(begin)

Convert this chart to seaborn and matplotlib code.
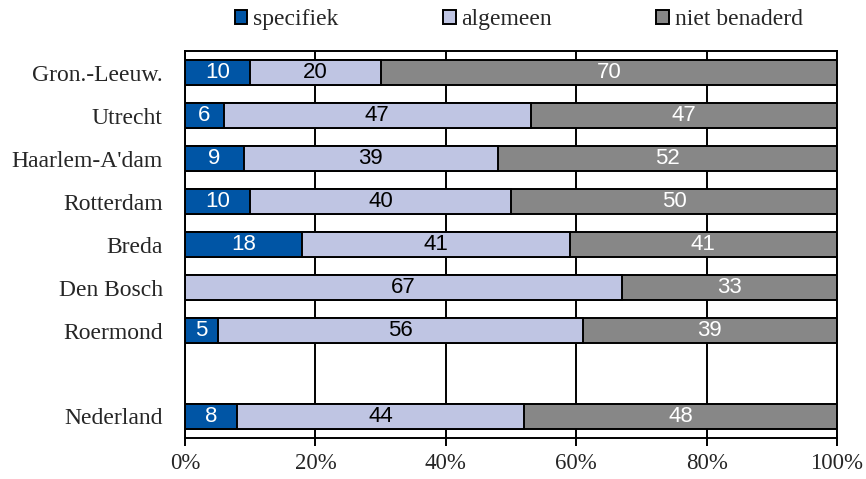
import numpy as np
import pandas as pd
import matplotlib
matplotlib.use("Agg")
import matplotlib.pyplot as plt
from matplotlib.patches import Patch
import seaborn as sns

# Values per region (percent)
regions = ["Gron.-Leeuw.", "Utrecht", "Haarlem-A'dam", "Rotterdam", "Breda",
           "Den Bosch", "Roermond", " ", "Nederland"]
specifiek = [10, 6, 9, 10, 18, 0, 5, np.nan, 8]
algemeen = [20, 47, 39, 40, 41, 67, 56, np.nan, 44]
niet_benaderd = [70, 47, 52, 50, 41, 33, 39, np.nan, 48]

series_names = ["specifiek", "algemeen", "niet benaderd"]
colors = ["#0055A5", "#BFC5E3", "#878787"]
text_colors = ["white", "black", "white"]

df = pd.DataFrame({"region": regions, "specifiek": specifiek,
                   "algemeen": algemeen, "niet benaderd": niet_benaderd})
df["cum1"] = df["specifiek"]
df["cum2"] = df["specifiek"] + df["algemeen"]
df["cum3"] = df["cum2"] + df["niet benaderd"]

sns.set_style("white")
plt.rcParams["font.family"] = ["Liberation Serif", "DejaVu Serif"]

fig = plt.figure(figsize=(8.66, 4.79), dpi=100)
ax = fig.add_axes([0.2136, 0.0856, 0.7529, 0.8079])

# gridlines behind bars
ax.set_axisbelow(True)
ax.grid(axis="x", color="black", linewidth=1.4)

# stacked bars drawn from the total downwards
for col, c in zip(["cum3", "cum2", "cum1"], colors[::-1]):
    sns.barplot(data=df, y="region", x=col, order=regions, orient="h",
                color=c, edgecolor="black", linewidth=1.4, width=0.58,
                saturation=1, ax=ax)

# value labels
for i, r in enumerate(regions):
    start = 0
    for name, tc in zip(series_names, text_colors):
        v = df.loc[i, name]
        if pd.isna(v):
            continue
        if v > 0:
            ax.text(start + v / 2, i, f"{v:.0f}", ha="center", va="center",
                    color=tc, fontsize=16, family="Liberation Sans")
        start += v

ax.set_xlim(0, 100)
ax.set_ylim(8.5, -0.5)
ax.set_xticks([0, 20, 40, 60, 80, 100])
ax.set_xticklabels([f"{t}%" for t in [0, 20, 40, 60, 80, 100]], fontsize=16.5)
ax.tick_params(axis="y", labelsize=17, length=0, pad=16)
ax.tick_params(axis="x", bottom=True, length=6, width=1.4, color="black", pad=5)
ax.set_xlabel("")
ax.set_ylabel("")
for s in ax.spines.values():
    s.set_visible(True)
    s.set_color("black")
    s.set_linewidth(1.4)

handles = [Patch(facecolor=c, edgecolor="black", linewidth=1.4) for c in colors]
fig.legend(handles, series_names, loc="upper center", ncol=3, frameon=False,
           bbox_to_anchor=(0.599, 1.025), fontsize=17, handlelength=0.55,
           handleheight=0.55, handletextpad=0.25, columnspacing=4.4)

fig.savefig("out.png", dpi=100)
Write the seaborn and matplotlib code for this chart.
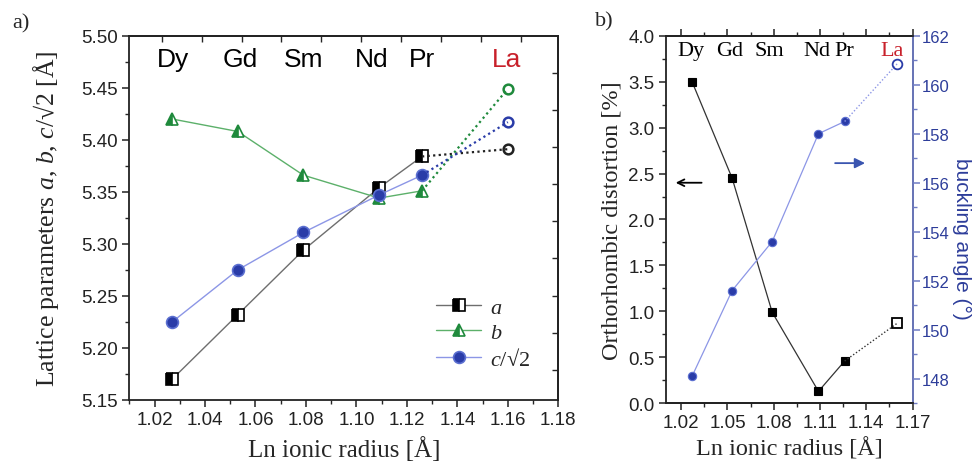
import numpy as np
import pandas as pd
import matplotlib
matplotlib.use("Agg")
import matplotlib.pyplot as plt
from matplotlib.ticker import MultipleLocator, FormatStrFormatter
import seaborn as sns

# ---------------- data ----------------
elements = ["Dy", "Gd", "Sm", "Nd", "Pr", "La"]
radius = [1.027, 1.053, 1.079, 1.109, 1.126, 1.160]
lat_a = [5.170, 5.232, 5.294, 5.354, 5.384, 5.391]
lat_b = [5.420, 5.408, 5.366, 5.344, 5.351, 5.449]
lat_c = [5.225, 5.275, 5.311, 5.347, 5.366, 5.417]
distortion = [3.50, 2.45, 0.99, 0.13, 0.46, 0.87]
buckling = [148.1, 151.6, 153.6, 158.0, 158.5, 160.85]

# ---------------- style ----------------
sns.set_theme(style="ticks")
plt.rcParams["font.family"] = ["Liberation Sans", "DejaVu Sans"]
plt.rcParams["mathtext.fontset"] = "custom"
plt.rcParams["mathtext.rm"] = "Liberation Serif"
plt.rcParams["mathtext.it"] = "Liberation Serif:italic"
SERIF = ["Liberation Serif", "DejaVu Serif"]

RED = "#c8202a"
GREEN = "#1f8a3c"
GREEN_L = "#5cb06a"
BLUE = "#2a3ca8"
BLUE_L = "#8c96e6"
AXBLUE = "#6f7cc4"
TXBLUE = "#2d3d9a"

df = pd.DataFrame({"r": radius, "a": lat_a, "b": lat_b, "c": lat_c,
                   "d": distortion, "g": buckling, "el": elements})
solid = df.iloc[:-1]
tail = df.iloc[-2:]
last = df.iloc[-1:]

fig = plt.figure(figsize=(9.72, 4.64), dpi=100)
ax1 = fig.add_axes([0.133, 0.1358, 0.4414, 0.785])
ax2 = fig.add_axes([0.685, 0.1287, 0.2538, 0.7922])
ax3 = ax2.twinx()

# ---------------- panel a ----------------
series = [("a", "#6e6e6e", "#222222", "s", "black", "black", 8, r"$\it{a}$"),
          ("b", GREEN_L, GREEN, "^", GREEN, GREEN, 8, r"$\it{b}$"),
          ("c", BLUE_L, BLUE, "o", BLUE, "#5b6fd0", 8.5, r"$\it{c}\mathrm{/√2}$")]
for col, lc, dc, mk, mfc, mec, ms, lab in series:
    kw = dict(fillstyle="left", markerfacecoloralt="white") if col != "c" else {}
    sns.lineplot(data=solid, x="r", y=col, ax=ax1, color=lc, lw=1.0,
                 marker=mk, markersize=ms, mfc=mfc, mec=mec, mew=1.2,
                 label=lab, **kw)
    sns.lineplot(data=tail, x="r", y=col, ax=ax1, color=dc, lw=1.6,
                 linestyle=(0, (1, 1.5)))
    sns.lineplot(data=last, x="r", y=col, ax=ax1, color=dc, lw=0,
                 marker="o", markersize=7, mfc="none", mec=dc, mew=1.8)

ax1.set_xlim(1.01, 1.18)
ax1.set_ylim(5.15, 5.50)
ax1.xaxis.set_major_locator(MultipleLocator(0.02))
ax1.xaxis.set_minor_locator(MultipleLocator(0.01))
ax1.yaxis.set_major_locator(MultipleLocator(0.05))
ax1.yaxis.set_minor_locator(MultipleLocator(0.025))
ax1.xaxis.set_major_formatter(FormatStrFormatter("%.2f"))
ax1.yaxis.set_major_formatter(FormatStrFormatter("%.2f"))
ax1.tick_params(which="major", direction="out", length=5, width=1.1,
                labelsize=13.5, pad=3, colors="#222222")
ax1.tick_params(which="minor", direction="out", length=3, width=1.0)
for s in ax1.spines.values():
    s.set_linewidth(1.3)
    s.set_color("#222222")
ax1.set_xlabel("Ln ionic radius [Å]", family=SERIF, fontsize=18, labelpad=6)
ax1.set_ylabel(r"Lattice parameters $\it{a}$, $\it{b}$, $\it{c}\mathrm{/√2}$ [Å]",
               family=SERIF, fontsize=18.5, labelpad=15)

top1 = ax1.secondary_xaxis("top")
top1.set_xticks(np.arange(1.0229, 1.175, 0.0158))
top1.tick_params(direction="in", length=4, width=1.0, labeltop=False)
right1 = ax1.secondary_yaxis("right")
right1.set_yticks(np.arange(5.464, 5.16, -0.0356))
right1.tick_params(direction="in", length=4, width=1.0, labelright=False)
right1.spines["right"].set_linewidth(1.3)
top1.spines["top"].set_linewidth(1.3)

lab_x1 = [1.0272, 1.0541, 1.0791, 1.1060, 1.1258, 1.1594]
for name, x in zip(elements, lab_x1):
    ax1.text(x, 5.4776, name, ha="center", va="center", fontsize=19,
             color=RED if name == "La" else "black")

leg = ax1.legend(loc="upper left", bbox_to_anchor=(0.695, 0.308), frameon=False,
                 fontsize=16, handlelength=2.0, handletextpad=0.4,
                 labelspacing=0.2, borderaxespad=0)

# ---------------- panel b ----------------
sns.lineplot(data=solid, x="r", y="d", ax=ax2, color="#333333", lw=0.9,
             marker="s", markersize=6, mfc="black", mec="black", mew=0.8)
sns.lineplot(data=tail, x="r", y="d", ax=ax2, color="#333333", lw=1.0,
             linestyle=(0, (1, 1.5)))
sns.lineplot(data=last, x="r", y="d", ax=ax2, color="black", lw=0,
             marker="s", markersize=7, mfc="none", mec="black", mew=1.3)

sns.lineplot(data=solid, x="r", y="g", ax=ax3, color=BLUE_L, lw=0.9,
             marker="o", markersize=6, mfc=BLUE, mec="#5b6fd0", mew=0.8)
sns.lineplot(data=tail, x="r", y="g", ax=ax3, color=BLUE_L, lw=1.0,
             linestyle=(0, (1, 1.5)))
sns.lineplot(data=last, x="r", y="g", ax=ax3, color=BLUE, lw=0,
             marker="o", markersize=7, mfc="none", mec=BLUE, mew=1.3)

ax2.set_xlim(1.01, 1.17)
ax2.set_ylim(0.0, 4.0)
ax3.set_ylim(147, 162)
ax2.xaxis.set_major_locator(MultipleLocator(0.03))
ax2.xaxis.set_minor_locator(MultipleLocator(0.015))
ax2.yaxis.set_major_locator(MultipleLocator(0.5))
ax2.yaxis.set_minor_locator(MultipleLocator(0.25))
ax3.yaxis.set_major_locator(MultipleLocator(2))
ax3.yaxis.set_minor_locator(MultipleLocator(1))
ax2.xaxis.set_major_formatter(FormatStrFormatter("%.2f"))
ax2.yaxis.set_major_formatter(FormatStrFormatter("%.1f"))
ax3.yaxis.set_major_formatter(FormatStrFormatter("%d"))
ax2.tick_params(which="major", direction="out", length=5, width=1.1,
                labelsize=13.5, pad=3, colors="#222222")
ax2.tick_params(which="minor", direction="out", length=3, width=1.0)
ax2.tick_params(axis="x", which="both", top=True)
ax3.tick_params(which="major", direction="out", length=5, width=1.1,
                labelsize=12, pad=1.5, colors=AXBLUE, labelcolor=TXBLUE)
ax3.tick_params(which="minor", direction="out", length=3, width=1.0, colors=AXBLUE)
for s in ax2.spines.values():
    s.set_linewidth(1.3)
    s.set_color("#222222")
for k, s in ax3.spines.items():
    s.set_linewidth(1.3)
    s.set_color(AXBLUE if k == "right" else "#222222")
ax3.spines["left"].set_visible(False)

ax2.set_xlabel("Ln ionic radius [Å]", family=SERIF, fontsize=17.5, labelpad=4)
ax2.set_ylabel("Orthorhombic distortion [%]", family=SERIF, fontsize=17.5,
               labelpad=4)
ax3.set_ylabel("buckling angle (°)", fontsize=15, color=TXBLUE,
               rotation=270, va="center")
ax3.yaxis.set_label_coords(1.2, 0.45)

lab_x2 = [1.0264, 1.0511, 1.0772, 1.1079, 1.1260, 1.1570]
for name, x in zip(elements, lab_x2):
    ax2.text(x, 3.837, name, ha="center", va="center", fontsize=16,
             family=SERIF, color=RED if name == "La" else "black")

ax2.annotate("", xy=(1.0146, 2.40), xytext=(1.035, 2.40),
             arrowprops=dict(arrowstyle="->", color="black", lw=1.3))
ax3.annotate("", xy=(1.141, 156.8), xytext=(1.118, 156.8),
             arrowprops=dict(arrowstyle="-|>", color="#3a55b0", lw=1.3,
                             mutation_scale=15))

fig.text(0.022, 0.948, "a)", family=SERIF, fontsize=16, ha="center", va="center")
fig.text(0.622, 0.952, "b)", family=SERIF, fontsize=16, ha="center", va="center")

fig.savefig("out.png", dpi=100)
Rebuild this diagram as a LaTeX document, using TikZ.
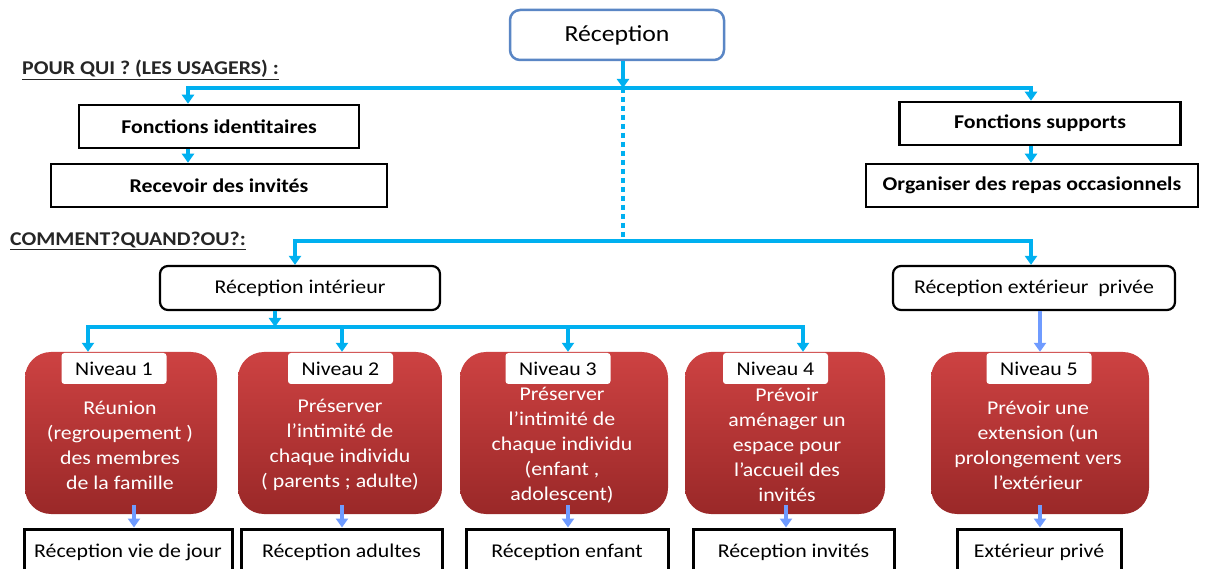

(end)

EXERCISE DIRECTIONS: Lines that include the word "chart" are to be extracted from the data above.

TASK RESULT:
Convert this chart to seaborn and matplotlib code.
Write the seaborn and matplotlib code for this chart.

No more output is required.